## WHAT YOU NEED TO DO
Repeat exactly, and only, the lines from the one that contains "Give me the D3.js source for this chart." through the one that contains "const years = d3.range(1980, 2022)", both ends included.

## RECORD EXTRACTS
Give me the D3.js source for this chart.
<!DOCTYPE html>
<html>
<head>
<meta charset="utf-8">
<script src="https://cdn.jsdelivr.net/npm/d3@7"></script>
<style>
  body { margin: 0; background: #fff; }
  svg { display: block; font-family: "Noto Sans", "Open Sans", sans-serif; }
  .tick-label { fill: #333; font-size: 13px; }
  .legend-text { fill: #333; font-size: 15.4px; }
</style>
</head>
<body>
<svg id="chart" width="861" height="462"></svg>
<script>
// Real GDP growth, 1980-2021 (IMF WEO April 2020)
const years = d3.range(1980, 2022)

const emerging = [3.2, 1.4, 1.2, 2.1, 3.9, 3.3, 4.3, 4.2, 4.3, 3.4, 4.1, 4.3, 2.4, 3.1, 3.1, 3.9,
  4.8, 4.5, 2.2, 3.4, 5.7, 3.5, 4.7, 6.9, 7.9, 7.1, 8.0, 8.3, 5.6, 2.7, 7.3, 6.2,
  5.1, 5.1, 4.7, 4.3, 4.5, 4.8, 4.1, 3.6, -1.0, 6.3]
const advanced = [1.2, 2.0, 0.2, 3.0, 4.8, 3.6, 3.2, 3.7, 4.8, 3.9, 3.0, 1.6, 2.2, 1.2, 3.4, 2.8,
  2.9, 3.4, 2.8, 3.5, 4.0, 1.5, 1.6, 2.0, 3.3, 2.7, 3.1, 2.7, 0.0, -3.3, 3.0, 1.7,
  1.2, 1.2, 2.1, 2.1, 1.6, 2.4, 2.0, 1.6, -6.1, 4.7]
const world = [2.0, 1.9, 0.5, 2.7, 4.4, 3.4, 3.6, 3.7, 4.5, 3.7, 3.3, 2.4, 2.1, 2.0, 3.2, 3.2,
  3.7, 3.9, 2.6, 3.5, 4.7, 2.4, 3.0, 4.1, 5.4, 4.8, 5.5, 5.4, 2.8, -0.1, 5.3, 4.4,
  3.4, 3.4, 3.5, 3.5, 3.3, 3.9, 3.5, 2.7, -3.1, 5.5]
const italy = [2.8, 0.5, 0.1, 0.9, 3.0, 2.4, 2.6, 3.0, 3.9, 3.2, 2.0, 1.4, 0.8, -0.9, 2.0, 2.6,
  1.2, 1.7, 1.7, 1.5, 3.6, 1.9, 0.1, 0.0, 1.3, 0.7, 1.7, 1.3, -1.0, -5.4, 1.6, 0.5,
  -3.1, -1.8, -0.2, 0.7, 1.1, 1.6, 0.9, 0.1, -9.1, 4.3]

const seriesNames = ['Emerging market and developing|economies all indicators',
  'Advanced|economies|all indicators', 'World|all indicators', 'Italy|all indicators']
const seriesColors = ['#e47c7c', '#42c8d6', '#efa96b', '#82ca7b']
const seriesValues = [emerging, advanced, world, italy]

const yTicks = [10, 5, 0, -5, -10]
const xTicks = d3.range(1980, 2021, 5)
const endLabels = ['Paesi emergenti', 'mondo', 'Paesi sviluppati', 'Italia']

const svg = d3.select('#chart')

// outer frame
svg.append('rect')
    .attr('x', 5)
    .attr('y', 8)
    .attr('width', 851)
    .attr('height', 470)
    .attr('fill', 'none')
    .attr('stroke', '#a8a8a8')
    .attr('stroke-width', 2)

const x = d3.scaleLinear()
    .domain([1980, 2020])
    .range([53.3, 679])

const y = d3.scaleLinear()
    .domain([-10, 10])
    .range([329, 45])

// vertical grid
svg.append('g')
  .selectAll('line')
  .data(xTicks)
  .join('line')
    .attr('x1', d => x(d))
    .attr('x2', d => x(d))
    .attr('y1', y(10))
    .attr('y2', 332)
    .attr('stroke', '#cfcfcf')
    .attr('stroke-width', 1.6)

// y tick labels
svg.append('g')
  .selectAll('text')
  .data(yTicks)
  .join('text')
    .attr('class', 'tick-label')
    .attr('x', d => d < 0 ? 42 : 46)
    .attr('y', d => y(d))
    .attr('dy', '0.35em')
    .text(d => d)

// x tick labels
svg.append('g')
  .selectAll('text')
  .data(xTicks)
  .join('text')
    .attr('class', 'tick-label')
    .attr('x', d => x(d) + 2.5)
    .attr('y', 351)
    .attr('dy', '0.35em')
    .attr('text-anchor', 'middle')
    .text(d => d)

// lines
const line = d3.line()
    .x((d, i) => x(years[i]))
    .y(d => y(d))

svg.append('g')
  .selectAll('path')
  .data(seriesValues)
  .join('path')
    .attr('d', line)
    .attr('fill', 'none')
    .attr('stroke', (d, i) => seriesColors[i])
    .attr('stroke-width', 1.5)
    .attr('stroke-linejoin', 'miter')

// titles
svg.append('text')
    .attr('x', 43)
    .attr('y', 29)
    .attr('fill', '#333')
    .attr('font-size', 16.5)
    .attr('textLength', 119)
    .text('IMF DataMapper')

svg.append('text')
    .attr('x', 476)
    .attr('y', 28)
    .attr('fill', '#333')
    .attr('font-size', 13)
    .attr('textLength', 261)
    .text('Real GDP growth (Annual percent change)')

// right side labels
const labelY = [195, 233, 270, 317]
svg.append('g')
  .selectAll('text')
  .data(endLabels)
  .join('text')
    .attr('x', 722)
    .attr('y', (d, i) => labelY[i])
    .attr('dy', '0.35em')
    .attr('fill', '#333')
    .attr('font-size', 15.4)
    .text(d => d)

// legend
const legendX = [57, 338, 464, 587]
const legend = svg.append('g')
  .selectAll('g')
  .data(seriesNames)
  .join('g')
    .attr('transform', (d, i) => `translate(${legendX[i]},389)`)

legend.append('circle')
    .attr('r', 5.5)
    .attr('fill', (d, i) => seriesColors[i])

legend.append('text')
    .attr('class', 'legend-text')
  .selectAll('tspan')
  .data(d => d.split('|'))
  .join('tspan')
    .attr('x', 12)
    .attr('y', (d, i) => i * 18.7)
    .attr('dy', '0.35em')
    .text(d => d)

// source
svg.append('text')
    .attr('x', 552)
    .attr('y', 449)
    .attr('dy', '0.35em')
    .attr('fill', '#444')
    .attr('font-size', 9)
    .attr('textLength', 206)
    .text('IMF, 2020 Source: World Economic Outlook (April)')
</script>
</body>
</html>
...
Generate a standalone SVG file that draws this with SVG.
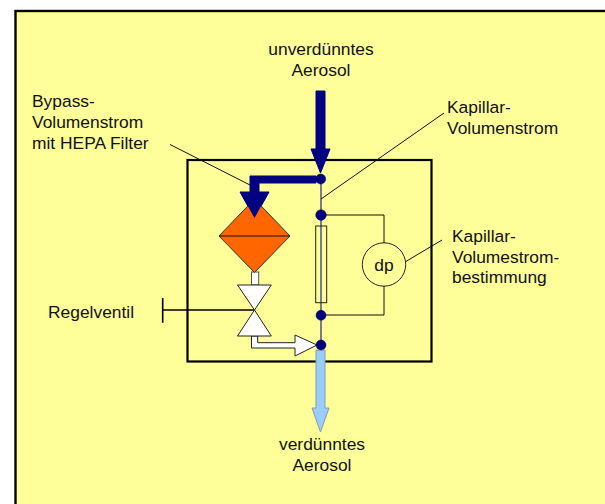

## SOLVED PROBLEM
Give me the D3.js source for this chart.
<!DOCTYPE html>
<html>
<head>
<meta charset="utf-8">
<script src="https://cdn.jsdelivr.net/npm/d3@7"></script>
<style>
  body { margin: 0; background: #fff; }
  svg { display: block; font-family: "Noto Sans", "Open Sans", sans-serif; }
  .tick-label { fill: #333; font-size: 13px; }
  .legend-text { fill: #333; font-size: 15.4px; }
</style>
</head>
<body>
<svg id="chart" width="861" height="462"></svg>
<script>
// Real GDP growth, 1980-2021 (IMF WEO April 2020)
const years = d3.range(1980, 2022)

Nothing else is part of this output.